Chablis exports to the UK dropped by around one million bottles this year, owing to a smaller harvest, Covid and Brexit-related complications. Now, with a larger 2022 vintage, Paul Espitalié, president of the Chablis Commission, is on a mission to build back volumes to the French region’s largest export market.
“The UK is the first market for Chablis, so we want to do a lot of promotion because the market accounts for 17% of our sales,” he tells Drinks Retailing.
In the 12 months to August 22, Chablis sold 3.8 million bottles in the UK. Espitalié hopes sales to September 2023 will return to the previous year’s levels of 4.8 million bottles.
He outlines plans for a new escape room-style online game, visitor centres across Burgundy – including one in Chablis – and UK tastings, with a focus on Petit Chablis and Chablis, whereas the former focus was on Premier Cru and Grand Cru.
“We had a good crop in 2022, yields were close to the maximum allowance – we’ve got the volumes and good quality Chablis and Petit Chablis.”
He says the 2022 vintage “will soon be released in England because the 21 vintage was very small”.
At this time of recession, when talk often turns to value and less familiar regions or varieties, the focus on Chablis and Petit Chablis will allow Chablis to demonstrate good value for money, believes Espitalié. He also highlights an evolution for the region, lead by the next generation of winemakers.
“We have many more organic producers in Chablis – between 2019 and 2021, the number has multiplied by three.
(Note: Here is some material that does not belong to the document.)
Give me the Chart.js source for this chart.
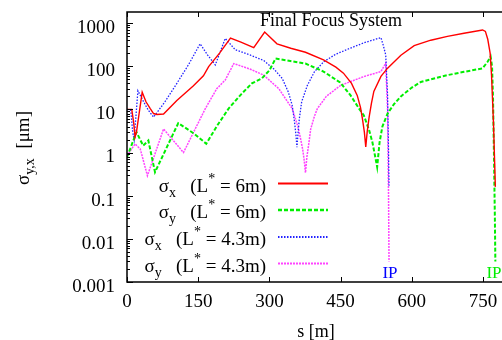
<!DOCTYPE html>
<html>
<head>
<meta charset="utf-8">
<script src="https://cdn.jsdelivr.net/npm/chart.js@4.4.0/dist/chart.umd.min.js"></script>
<style>
html, body { margin:0; padding:0; background:#fff; overflow:hidden; }
#wrap { width:502px; height:340px; }
</style>
</head>
<body>
<div id="wrap"><canvas id="grafico" width="502" height="340"></canvas></div>
<script>
// valores (s em m, sigma em micrometro)
const xTickVals = [0, 150, 300, 450, 600, 750];
const yTickVals = [0.001, 0.01, 0.1, 1, 10, 100, 1000];
const yTickLabels = ['0.001', '0.01', '0.1', '1', '10', '100', '1000'];

// sigma_x, L* = 6m
const sRed = [0, 10, 14, 17, 20, 32, 40, 49, 56, 63, 77, 105, 140, 161, 172, 195, 218, 240, 267, 290, 316, 345, 376, 414, 440, 456, 473, 485, 492, 496, 500, 503, 506, 510, 515, 520, 535, 549, 577, 605, 640, 675, 710, 749, 755, 760, 765, 768, 772, 776];
const sigXL6 = [10, 10, 5, 2.3, 3, 25, 15, 10.4, 8, 7.6, 7.8, 16, 35, 60, 98, 200, 450, 360, 270, 620, 330, 260, 210, 140, 95, 69, 40, 21, 11, 6, 3, 1.35, 3, 6.5, 14, 26, 58, 90, 180, 300, 400, 490, 580, 690, 640, 420, 200, 60, 5, 0.16];

// sigma_y, L* = 6m
const sGreen = [0, 20, 34, 45, 59, 108, 140, 167, 190, 214, 240, 263, 284, 300, 313, 344, 376, 414, 449, 471, 490, 499, 510, 517, 522, 527, 532, 538, 549, 562, 577, 600, 619, 650, 675, 710, 749, 760, 766, 769, 771, 773, 775, 776];
const sigYL6 = [0.78, 2.96, 1.44, 1.89, 0.35, 4.8, 2.8, 1.6, 4.2, 10.4, 22, 40, 52, 80, 150, 132, 115, 75, 42, 21, 10, 7.2, 3.3, 1.73, 0.9, 0.46, 1.7, 4, 8, 13, 20, 32, 43, 53, 62, 74, 89, 128, 167, 100, 20, 1, 0.03, 0.003];

// sigma_x, L* = 4.3m
const sBlue = [0, 8, 12, 15, 23, 35, 45, 56, 80, 105, 130, 154, 170, 186, 207, 228, 260, 288, 310, 327, 340, 348, 353, 356, 358, 360, 363, 368, 380, 395, 415, 440, 471, 500, 535, 540, 545, 549, 551, 552];
const sigXL43 = [10, 9.5, 3, 2, 27, 15, 9.5, 6.6, 15, 40, 110, 330, 180, 107, 440, 240, 180, 135, 85, 52, 25, 12.4, 5, 2.5, 1.32, 2.5, 6, 15, 36, 75, 128, 190, 263, 350, 460, 300, 183, 20, 1, 0.17];

// sigma_y, L* = 4.3m
const sMag = [0, 17, 28, 43, 77, 119, 165, 189, 207, 225, 260, 288, 320, 348, 360, 366, 370, 373, 376, 379, 383, 387, 395, 401, 420, 450, 500, 535, 545, 549, 551, 552];
const sigYL43 = [0.84, 1.58, 1.2, 0.29, 3.5, 1.0, 10.4, 30, 48, 115, 85, 62, 30, 10.4, 4, 2, 1.2, 0.7, 0.34, 0.8, 1.6, 3.5, 7, 10.4, 20, 36, 58, 75, 117, 10, 0.1, 0.003];

const serif = 'Liberation Serif';

function pares(s, v) { return s.map((x, i) => ({x: x, y: v[i]})); }

const series = [
  {nome: 'x', lstar: '6m', cor: '#ff0000', larg: 1.4, traco: [], dados: pares(sRed, sigXL6)},
  {nome: 'y', lstar: '6m', cor: '#00ee00', larg: 2, traco: [4, 2], dados: pares(sGreen, sigYL6)},
  {nome: 'x', lstar: '4.3m', cor: '#2222ff', larg: 1.3, traco: [1.5, 1.5], dados: pares(sBlue, sigXL43)},
  {nome: 'y', lstar: '4.3m', cor: '#ff44ff', larg: 1.5, traco: [2, 1], dados: pares(sMag, sigYL43)}
];

// texto com sub/sobrescrito
function larguraRica(ctx, partes) {
  let w = 0;
  partes.forEach(p => { ctx.font = p[1] + 'px "' + serif + '"'; w += ctx.measureText(p[0]).width; });
  return w;
}
function textoRico(ctx, partes, x, y) {
  partes.forEach(p => {
    ctx.font = p[1] + 'px "' + serif + '"';
    ctx.fillText(p[0], x, y + (p[2] || 0));
    x += ctx.measureText(p[0]).width;
  });
}

const decoracao = {
  id: 'decoracao',
  afterDraw(chart) {
    const ctx = chart.ctx, a = chart.chartArea, sx = chart.scales.x, sy = chart.scales.y;
    ctx.save();
    ctx.strokeStyle = '#000';
    ctx.lineWidth = 1.5;
    ctx.setLineDash([]);
    ctx.beginPath();
    ctx.moveTo(a.right + 2, a.top); ctx.lineTo(a.left, a.top);
    ctx.lineTo(a.left, a.bottom); ctx.lineTo(a.right + 2, a.bottom);
    ctx.stroke();

    // marcas (para dentro)
    ctx.lineWidth = 1;
    ctx.beginPath();
    xTickVals.forEach(v => {
      const px = Math.round(sx.getPixelForValue(v)) + 0.5;
      ctx.moveTo(px, a.bottom); ctx.lineTo(px, a.bottom - 5);
      ctx.moveTo(px, a.top); ctx.lineTo(px, a.top + 5);
    });
    yTickVals.forEach(v => {
      const py = Math.round(sy.getPixelForValue(v)) + 0.5;
      ctx.moveTo(a.left, py); ctx.lineTo(a.left + 6, py);
      for (let k = 2; k <= 9; k++) {
        const m = v * k;
        if (m > sy.max) break;
        const pm = Math.round(sy.getPixelForValue(m)) + 0.5;
        ctx.moveTo(a.left, pm); ctx.lineTo(a.left + 3, pm);
      }
    });
    ctx.stroke();

    ctx.fillStyle = '#000';
    ctx.textBaseline = 'alphabetic';
    ctx.textAlign = 'left';

    // titulo
    ctx.font = '18px "' + serif + '"';
    ctx.textAlign = 'center';
    ctx.fillText('Final Focus System', 331, 26);
    ctx.fillText('s [m]', 316, 337);

    // titulo eixo y
    ctx.textAlign = 'left';
    const ty = [['\u03c3', 19, 0], ['y,x', 14, 5], ['  [\u03bcm]', 19, 0]];
    const wy = larguraRica(ctx, ty);
    ctx.save();
    ctx.translate(29, 148);
    ctx.rotate(-Math.PI / 2);
    textoRico(ctx, ty, -wy / 2, 0);
    ctx.restore();

    // legenda
    const base = [191.5, 218, 245, 271.5];
    series.forEach((s, i) => {
      const partes = [['\u03c3', 19, 0], [s.nome, 14, 5], ['   (L', 19, 0], ['*', 14, -9], [' = ' + s.lstar + ')', 19, 0]];
      const w = larguraRica(ctx, partes);
      ctx.fillStyle = '#000';
      textoRico(ctx, partes, 266 - w, base[i]);
      ctx.strokeStyle = s.cor;
      ctx.lineWidth = s.larg + 0.5;
      ctx.setLineDash(s.traco);
      ctx.beginPath();
      ctx.moveTo(278, base[i] - 8); ctx.lineTo(328, base[i] - 8);
      ctx.stroke();
    });
    ctx.setLineDash([]);

    // rotulos IP
    ctx.font = '17px "' + serif + '"';
    ctx.textAlign = 'center';
    ctx.fillStyle = '#0000ff';
    ctx.fillText('IP', 390, 278);
    ctx.fillStyle = '#00ee00';
    ctx.fillText('IP', 494, 278);
    ctx.restore();
  }
};

const ctx = document.getElementById('grafico').getContext('2d');
const grafico = new Chart(ctx, {
  type: 'line',
  data: {
    datasets: series.map(s => ({
      data: s.dados,
      borderColor: s.cor,
      borderWidth: s.larg,
      borderDash: s.traco,
      pointRadius: 0,
      tension: 0,
      fill: false
    }))
  },
  options: {
    responsive: false,
    animation: false,
    devicePixelRatio: 1,
    layout: {padding: {top: 12, right: 0, left: 0, bottom: 0}},
    scales: {
      x: {
        type: 'linear', min: 0, max: 790,
        grid: {display: false, drawTicks: false},
        border: {display: false},
        ticks: {font: {family: serif, size: 19}, color: '#000', padding: 9, maxRotation: 0, autoSkip: false},
        afterBuildTicks: s => { s.ticks = xTickVals.map(v => ({value: v})); },
        afterFit: s => { s.height = 58; s.paddingLeft = 0; s.paddingRight = 0; }
      },
      y: {
        type: 'logarithmic', min: 0.001, max: 1800,
        grid: {display: false, drawTicks: false},
        border: {display: false},
        ticks: {font: {family: serif, size: 19}, color: '#000', padding: 12, labelOffset: 5, autoSkip: false,
          callback: (v) => { const i = yTickVals.indexOf(v); return i >= 0 ? yTickLabels[i] : ''; }},
        afterBuildTicks: s => { s.ticks = yTickVals.map(v => ({value: v})); },
        afterFit: s => { s.width = 127; s.paddingTop = 0; s.paddingBottom = 0; }
      }
    },
    plugins: {legend: {display: false}, tooltip: {enabled: false}}
  },
  plugins: [decoracao]
});
</script>
</body>
</html>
Now, 17% of Chablis vineyards are certified organic,” he says.
Aside from a new generation, Espitalié also points to climate change as a reason for organic certification.
“It is now easier to be organic in Chablis,” he says. “We have very dry, hot summers so we have far less disease and there is less need for treatments.”
Climate change also means earlier harvests, which now take place at the end of August and beginning of September.
“Twenty years ago, the problem was to have enough ripeness in Chablis,” he says. “Now, we have the perfect ripeness and natural balance between sugar and acidity.
“But we must think about the future, because if global warming goes on like this, we will have problems,” he finishes.